> **To do**: Leaving out every picture, copy the lines of the data exactly, from the first through the line containing "40, 45, 50]".

> **Records provided**:
▬▬▬▬▬▬
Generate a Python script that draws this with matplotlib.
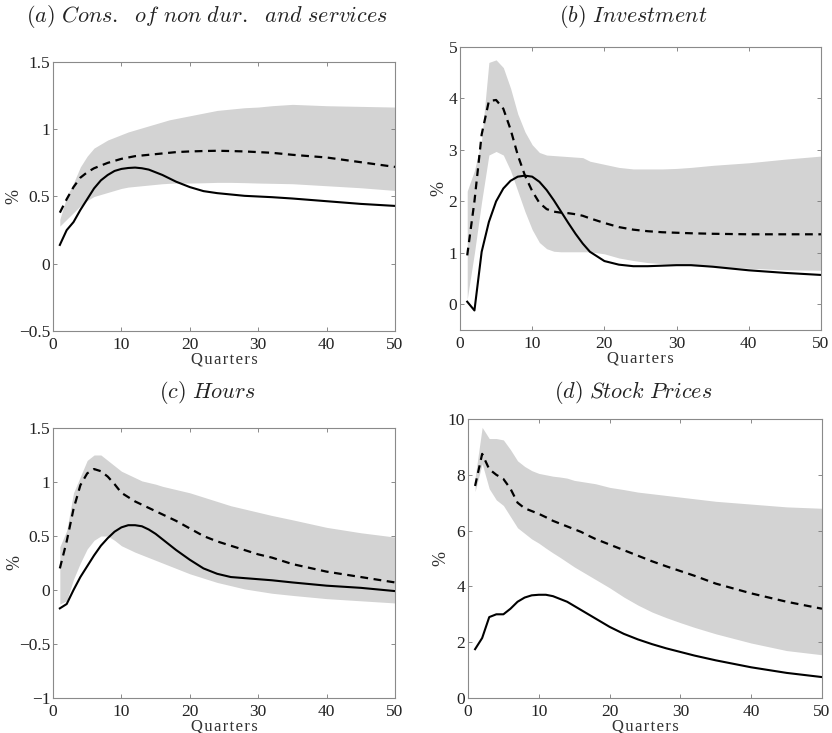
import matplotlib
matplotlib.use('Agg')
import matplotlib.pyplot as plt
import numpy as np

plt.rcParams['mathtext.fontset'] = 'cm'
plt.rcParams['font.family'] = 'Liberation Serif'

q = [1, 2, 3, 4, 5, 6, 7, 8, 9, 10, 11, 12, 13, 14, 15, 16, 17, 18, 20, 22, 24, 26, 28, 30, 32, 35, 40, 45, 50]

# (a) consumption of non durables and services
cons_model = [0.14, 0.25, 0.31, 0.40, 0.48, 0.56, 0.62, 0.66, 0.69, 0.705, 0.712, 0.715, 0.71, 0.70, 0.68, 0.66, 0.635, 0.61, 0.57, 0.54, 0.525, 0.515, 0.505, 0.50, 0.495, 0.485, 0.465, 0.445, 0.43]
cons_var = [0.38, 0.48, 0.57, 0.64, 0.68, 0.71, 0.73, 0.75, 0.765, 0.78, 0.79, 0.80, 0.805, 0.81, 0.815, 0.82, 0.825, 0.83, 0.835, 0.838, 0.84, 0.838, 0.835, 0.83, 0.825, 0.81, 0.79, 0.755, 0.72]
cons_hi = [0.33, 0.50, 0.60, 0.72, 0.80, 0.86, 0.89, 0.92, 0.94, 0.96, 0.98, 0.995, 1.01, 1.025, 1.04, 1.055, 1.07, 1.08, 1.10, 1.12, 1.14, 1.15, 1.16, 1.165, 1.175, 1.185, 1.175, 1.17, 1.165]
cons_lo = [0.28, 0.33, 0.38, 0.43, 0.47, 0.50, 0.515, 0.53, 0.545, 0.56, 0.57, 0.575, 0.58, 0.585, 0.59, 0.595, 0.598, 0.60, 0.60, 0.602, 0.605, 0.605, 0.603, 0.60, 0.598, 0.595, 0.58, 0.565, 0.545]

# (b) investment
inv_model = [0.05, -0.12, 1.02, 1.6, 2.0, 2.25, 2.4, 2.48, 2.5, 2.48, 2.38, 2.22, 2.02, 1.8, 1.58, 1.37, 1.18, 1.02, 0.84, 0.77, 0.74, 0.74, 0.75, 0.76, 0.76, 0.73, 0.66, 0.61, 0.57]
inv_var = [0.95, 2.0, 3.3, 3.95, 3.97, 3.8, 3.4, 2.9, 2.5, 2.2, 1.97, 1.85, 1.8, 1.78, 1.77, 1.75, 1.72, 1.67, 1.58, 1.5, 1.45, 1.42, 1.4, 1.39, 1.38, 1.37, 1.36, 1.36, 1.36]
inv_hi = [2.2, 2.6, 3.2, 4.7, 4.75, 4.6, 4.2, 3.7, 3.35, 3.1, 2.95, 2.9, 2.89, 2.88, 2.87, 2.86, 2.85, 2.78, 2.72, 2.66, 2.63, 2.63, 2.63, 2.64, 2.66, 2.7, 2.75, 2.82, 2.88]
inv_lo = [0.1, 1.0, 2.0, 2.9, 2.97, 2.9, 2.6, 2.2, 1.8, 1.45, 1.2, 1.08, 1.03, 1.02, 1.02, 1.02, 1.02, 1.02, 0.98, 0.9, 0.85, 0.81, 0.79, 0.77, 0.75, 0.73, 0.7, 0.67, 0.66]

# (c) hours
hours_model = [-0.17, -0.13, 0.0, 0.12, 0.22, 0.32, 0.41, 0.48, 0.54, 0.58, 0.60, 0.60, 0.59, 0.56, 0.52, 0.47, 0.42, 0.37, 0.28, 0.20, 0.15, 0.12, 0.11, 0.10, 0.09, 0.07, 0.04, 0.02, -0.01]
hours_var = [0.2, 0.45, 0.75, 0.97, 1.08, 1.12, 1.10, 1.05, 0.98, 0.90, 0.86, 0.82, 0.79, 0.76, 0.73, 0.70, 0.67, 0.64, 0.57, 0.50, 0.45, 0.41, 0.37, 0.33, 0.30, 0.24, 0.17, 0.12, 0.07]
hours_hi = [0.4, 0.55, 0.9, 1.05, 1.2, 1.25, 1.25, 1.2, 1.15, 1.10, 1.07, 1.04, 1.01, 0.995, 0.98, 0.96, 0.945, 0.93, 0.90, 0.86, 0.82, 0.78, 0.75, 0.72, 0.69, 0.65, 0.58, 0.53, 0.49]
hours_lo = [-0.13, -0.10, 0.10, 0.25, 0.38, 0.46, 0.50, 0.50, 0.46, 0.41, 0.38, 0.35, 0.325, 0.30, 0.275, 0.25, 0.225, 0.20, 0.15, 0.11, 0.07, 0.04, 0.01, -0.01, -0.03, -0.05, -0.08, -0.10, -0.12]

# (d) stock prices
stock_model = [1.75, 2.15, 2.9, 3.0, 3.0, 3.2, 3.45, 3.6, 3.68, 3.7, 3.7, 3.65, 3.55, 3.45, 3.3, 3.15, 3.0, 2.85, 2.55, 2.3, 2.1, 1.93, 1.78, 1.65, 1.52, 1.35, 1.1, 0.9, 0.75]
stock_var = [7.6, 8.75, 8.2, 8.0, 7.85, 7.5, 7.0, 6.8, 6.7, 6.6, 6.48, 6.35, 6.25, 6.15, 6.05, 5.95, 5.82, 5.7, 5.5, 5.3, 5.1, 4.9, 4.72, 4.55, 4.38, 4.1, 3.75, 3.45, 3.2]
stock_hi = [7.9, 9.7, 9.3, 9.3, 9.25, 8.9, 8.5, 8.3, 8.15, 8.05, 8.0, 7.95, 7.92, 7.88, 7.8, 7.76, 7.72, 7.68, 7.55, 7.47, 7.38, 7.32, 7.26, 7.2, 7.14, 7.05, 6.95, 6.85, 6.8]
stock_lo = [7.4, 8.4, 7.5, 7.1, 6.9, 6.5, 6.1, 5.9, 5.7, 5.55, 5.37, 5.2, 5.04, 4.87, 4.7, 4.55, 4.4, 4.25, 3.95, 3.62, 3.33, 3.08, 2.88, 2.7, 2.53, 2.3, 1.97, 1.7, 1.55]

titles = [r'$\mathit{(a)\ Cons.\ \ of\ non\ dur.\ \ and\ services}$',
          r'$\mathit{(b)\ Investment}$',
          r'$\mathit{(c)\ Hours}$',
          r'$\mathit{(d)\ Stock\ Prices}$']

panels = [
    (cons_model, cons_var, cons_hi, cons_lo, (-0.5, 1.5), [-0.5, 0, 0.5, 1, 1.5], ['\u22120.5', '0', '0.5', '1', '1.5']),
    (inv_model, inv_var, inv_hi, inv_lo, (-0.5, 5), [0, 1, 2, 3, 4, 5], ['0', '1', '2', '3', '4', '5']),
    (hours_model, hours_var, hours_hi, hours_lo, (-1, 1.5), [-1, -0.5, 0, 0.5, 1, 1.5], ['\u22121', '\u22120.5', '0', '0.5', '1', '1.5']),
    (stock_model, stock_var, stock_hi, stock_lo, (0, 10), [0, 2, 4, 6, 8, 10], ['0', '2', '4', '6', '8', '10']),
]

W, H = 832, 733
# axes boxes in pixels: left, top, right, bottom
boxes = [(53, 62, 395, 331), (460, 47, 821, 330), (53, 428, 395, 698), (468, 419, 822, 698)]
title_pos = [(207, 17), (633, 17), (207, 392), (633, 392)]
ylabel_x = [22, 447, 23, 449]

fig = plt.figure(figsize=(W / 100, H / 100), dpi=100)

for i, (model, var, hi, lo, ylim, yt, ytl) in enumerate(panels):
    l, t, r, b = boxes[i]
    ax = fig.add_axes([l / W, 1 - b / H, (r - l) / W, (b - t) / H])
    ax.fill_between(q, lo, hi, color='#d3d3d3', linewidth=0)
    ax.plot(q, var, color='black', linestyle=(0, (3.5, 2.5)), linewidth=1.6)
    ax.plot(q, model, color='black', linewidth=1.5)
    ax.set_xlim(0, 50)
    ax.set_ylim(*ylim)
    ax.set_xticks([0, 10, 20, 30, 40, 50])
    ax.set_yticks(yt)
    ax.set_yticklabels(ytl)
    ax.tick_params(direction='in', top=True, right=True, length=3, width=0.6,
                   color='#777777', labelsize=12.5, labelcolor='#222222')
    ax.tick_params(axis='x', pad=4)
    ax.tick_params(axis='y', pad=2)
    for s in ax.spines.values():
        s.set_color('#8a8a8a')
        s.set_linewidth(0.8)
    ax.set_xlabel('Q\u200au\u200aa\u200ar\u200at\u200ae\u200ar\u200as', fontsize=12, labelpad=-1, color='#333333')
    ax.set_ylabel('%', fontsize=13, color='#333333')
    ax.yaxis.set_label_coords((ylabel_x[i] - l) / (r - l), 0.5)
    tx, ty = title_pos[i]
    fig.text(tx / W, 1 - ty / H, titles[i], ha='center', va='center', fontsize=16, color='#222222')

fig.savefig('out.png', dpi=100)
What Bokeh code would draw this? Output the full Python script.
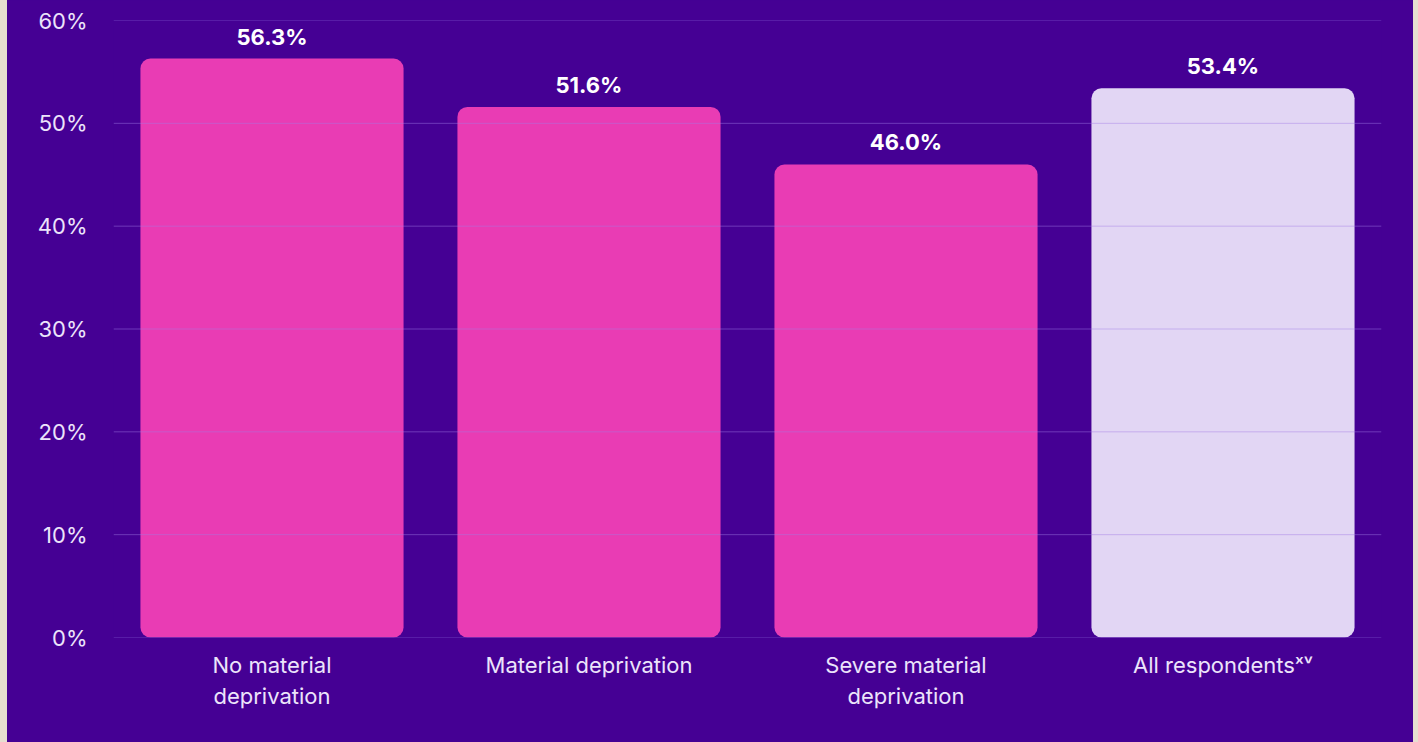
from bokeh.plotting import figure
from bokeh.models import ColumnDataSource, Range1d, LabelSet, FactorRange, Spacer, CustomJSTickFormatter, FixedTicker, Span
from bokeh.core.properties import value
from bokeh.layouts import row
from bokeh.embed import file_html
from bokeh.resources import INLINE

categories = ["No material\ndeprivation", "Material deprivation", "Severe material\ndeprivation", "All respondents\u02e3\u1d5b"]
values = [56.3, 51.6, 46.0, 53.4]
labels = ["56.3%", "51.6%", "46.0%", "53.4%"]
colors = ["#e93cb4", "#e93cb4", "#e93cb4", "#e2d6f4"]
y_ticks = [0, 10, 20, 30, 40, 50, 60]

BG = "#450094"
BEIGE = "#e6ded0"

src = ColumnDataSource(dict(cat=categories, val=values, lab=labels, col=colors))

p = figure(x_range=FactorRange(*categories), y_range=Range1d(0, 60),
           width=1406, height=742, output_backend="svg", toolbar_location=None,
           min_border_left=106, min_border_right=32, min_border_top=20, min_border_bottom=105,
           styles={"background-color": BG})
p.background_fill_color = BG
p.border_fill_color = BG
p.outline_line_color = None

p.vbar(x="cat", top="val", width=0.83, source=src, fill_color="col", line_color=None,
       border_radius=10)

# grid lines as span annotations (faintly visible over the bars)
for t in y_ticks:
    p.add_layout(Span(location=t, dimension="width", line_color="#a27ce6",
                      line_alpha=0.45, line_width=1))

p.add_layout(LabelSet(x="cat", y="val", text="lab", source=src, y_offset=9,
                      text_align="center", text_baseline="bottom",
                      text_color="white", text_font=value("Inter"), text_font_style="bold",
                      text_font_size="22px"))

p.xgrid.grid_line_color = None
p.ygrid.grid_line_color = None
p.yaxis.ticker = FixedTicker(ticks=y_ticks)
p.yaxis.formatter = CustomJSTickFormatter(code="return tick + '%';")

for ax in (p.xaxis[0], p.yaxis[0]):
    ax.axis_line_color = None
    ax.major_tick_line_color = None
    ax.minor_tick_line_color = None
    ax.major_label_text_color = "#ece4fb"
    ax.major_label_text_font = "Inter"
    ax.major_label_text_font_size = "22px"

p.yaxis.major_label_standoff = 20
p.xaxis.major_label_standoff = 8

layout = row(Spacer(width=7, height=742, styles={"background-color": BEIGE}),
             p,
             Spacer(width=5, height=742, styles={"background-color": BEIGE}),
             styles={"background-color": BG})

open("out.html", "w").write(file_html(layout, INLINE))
▬▬▬▬▬▬
> **Response**:
Generate a Python script that draws this with matplotlib.
import matplotlib
matplotlib.use('Agg')
import matplotlib.pyplot as plt
import numpy as np

plt.rcParams['mathtext.fontset'] = 'cm'
plt.rcParams['font.family'] = 'Liberation Serif'

q = [1, 2, 3, 4, 5, 6, 7, 8, 9, 10, 11, 12, 13, 14, 15, 16, 17, 18, 20, 22, 24, 26, 28, 30, 32, 35, 40, 45, 50]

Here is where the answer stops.